Battlestar Galactica #18 (Marvel)
Written by Steven Grant and Walt Simonson
Layouts by Sal Buscema
Pencils by
Walt Simonson
Inks by Klaus Janson
August 1980 |
Apollo’s
showdown with the transformed Enoch.
Story Summary
Picking up from last issue, the transformed Enoch has captured
Athena, Cassiopeia, and Sapphire on the surface of the jungle
planet where the other brutes have tied them to posts. He places
a pile of jungle fruit in front of each, waiting for the heat of
day to ripen it so the odor will force them to partake as it did
him.
But Apollo has followed their crashed Vipers to the planet's
surface and jumps him. Enoch directs the other brutes to attack him but, just then, Boomer flies over in his
Viper,
frightening off the primitives. With solar flare activity
preventing communications, Apollo sends Boomer and the women
back to the
Galactica to warn them of the danger of the fruit
already on board. Meanwhile, he seeks out Enoch in the jungle to
try to bring him back to the fleet to find a cure for his
transformation.
After another encounter, Enoch accidentally falls off a cliff.

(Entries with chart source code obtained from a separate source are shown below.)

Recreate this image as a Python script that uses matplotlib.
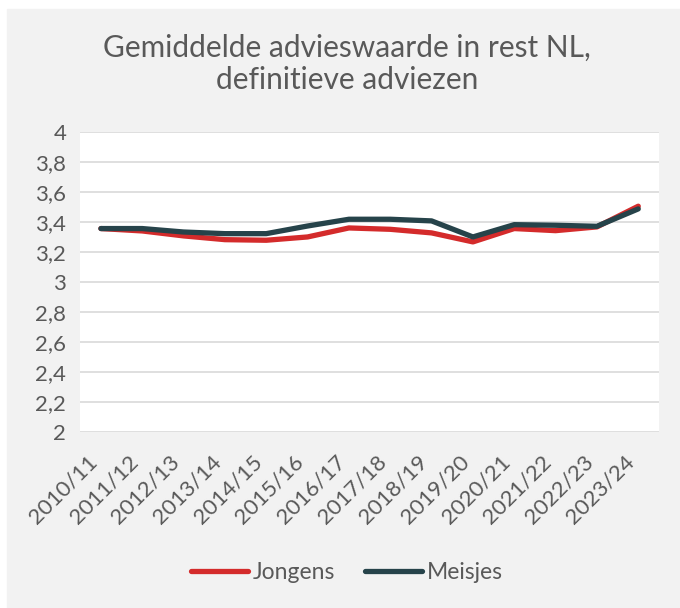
import matplotlib
matplotlib.use("Agg")
import matplotlib.pyplot as plt

years = ["2010/11", "2011/12", "2012/13", "2013/14", "2014/15", "2015/16", "2016/17",
         "2017/18", "2018/19", "2019/20", "2020/21", "2021/22", "2022/23", "2023/24"]
jongens = [3.356, 3.34, 3.307, 3.282, 3.278, 3.30, 3.36, 3.351, 3.327, 3.267, 3.356, 3.342, 3.367, 3.505]
meisjes = [3.356, 3.356, 3.333, 3.322, 3.322, 3.373, 3.418, 3.418, 3.407, 3.30, 3.382, 3.378, 3.371, 3.487]
yticks = [2.0, 2.2, 2.4, 2.6, 2.8, 3.0, 3.2, 3.4, 3.6, 3.8, 4.0]
ytick_labels = ["2", "2,2", "2,4", "2,6", "2,8", "3", "3,2", "3,4", "3,6", "3,8", "4"]

plt.rcParams['font.family'] = ['Lato', 'DejaVu Sans']
txt = '#595959'

fig = plt.figure(figsize=(6.8, 6.08), dpi=100)
fig.patch.set_facecolor('white')
bg = plt.Rectangle((0.01, 0.0), 0.99, 0.985, transform=fig.transFigure, color='#F2F2F2', zorder=-10)
fig.patches.append(bg)

ax = fig.add_axes([0.118, 0.2895, 0.851, 0.4935])
ax.set_facecolor('white')
x = list(range(len(years)))
ax.plot(x, jongens, color='#D42B2B', lw=3.8, solid_capstyle='round', label='Jongens', zorder=3)
ax.plot(x, meisjes, color='#26434A', lw=3.8, solid_capstyle='round', label='Meisjes', zorder=4)
ax.set_xlim(-0.5, len(years) - 0.5)
ax.set_ylim(2, 4)
ax.set_yticks(yticks)
ax.set_yticklabels(ytick_labels)
ax.set_xticks(x)
ax.set_xticklabels(years, rotation=45, ha='right', va='top', rotation_mode='default')
ax.tick_params(axis='both', length=0, labelsize=16, labelcolor=txt)
ax.tick_params(axis='x', pad=14)
ax.tick_params(axis='y', pad=10)
ax.grid(axis='y', color='#D9D9D9', lw=1.2)
ax.set_axisbelow(True)
for s in ax.spines.values():
    s.set_visible(False)

fig.text(0.51, 0.895, "Gemiddelde advieswaarde in rest NL,\ndefinitieve adviezen",
         ha='center', va='center', fontsize=21.5, color=txt, linespacing=1.2)

leg = fig.legend(loc='center', bbox_to_anchor=(0.51, 0.058), ncol=2, frameon=False,
                 fontsize=16.5, handlelength=2.5, handletextpad=0.2, columnspacing=1.3)
for t in leg.get_texts():
    t.set_color(txt)

fig.savefig('out.png', dpi=100, facecolor=fig.get_facecolor())
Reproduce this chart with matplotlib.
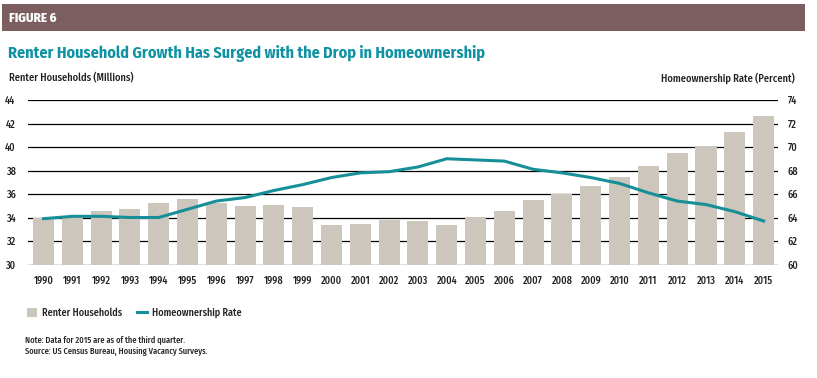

Apollo clambers down to the dying beast and Enoch finally
realizes how he had been growing violent and primitive in his
new, powerful body and apologizes to Apollo before dying.
THE END
Didja Notice?
Commander Adama's log gives the date as
143-58-06.
After Apollo frees Athena, Cassiopeia, and
Sapphire from Enoch's clutches, he orders the three of them and
Boomer to head back to the Galactica to warn them of the danger
of the fruit. But the women's Vipers were all damaged and
crash-landed in "Ape and Essence". And we only see one
Viper
approach and land on the Galactica on page 22. So, are
we to believe all four pilots were crammed into one Viper?!
Lucky Boomer! (Co-Writer Steven Grant admits essentially the
same thing in the lettercol of BSG #20!) The No-Prize solution, is that they actually
took Apollo's Viper as well (even though we don't see it on page
22), so there would be only two in each ship (still cramped!).
We don't actually see Apollo leave the planet at the end of the
story, so his Viper could be gone and he has to be picked up by
a shuttle shortly after his confrontation with Enoch.
Notes from Battlestar Bulletins
In the
Battlestar Bulletins lettercol of BSG #21, letter writer Dominic
Dewlay complains about this story, arguing what's the point of a
fruit that forces people to eat it? He seems to be unaware that
the point of fruit (on Earth anyway!) is for something to eat
it. It has evolved that way so that mobile creatures will take
and eat the fruit elsewhere, discarding the seeds on new soil
and allowing the species to spread to other locales. However,
the story's writer, Steven Grant, answers Dominic that this
particular fruit has evolved to transform the hungry victim into
a carnivorous creature that no longer wants to eat fruit!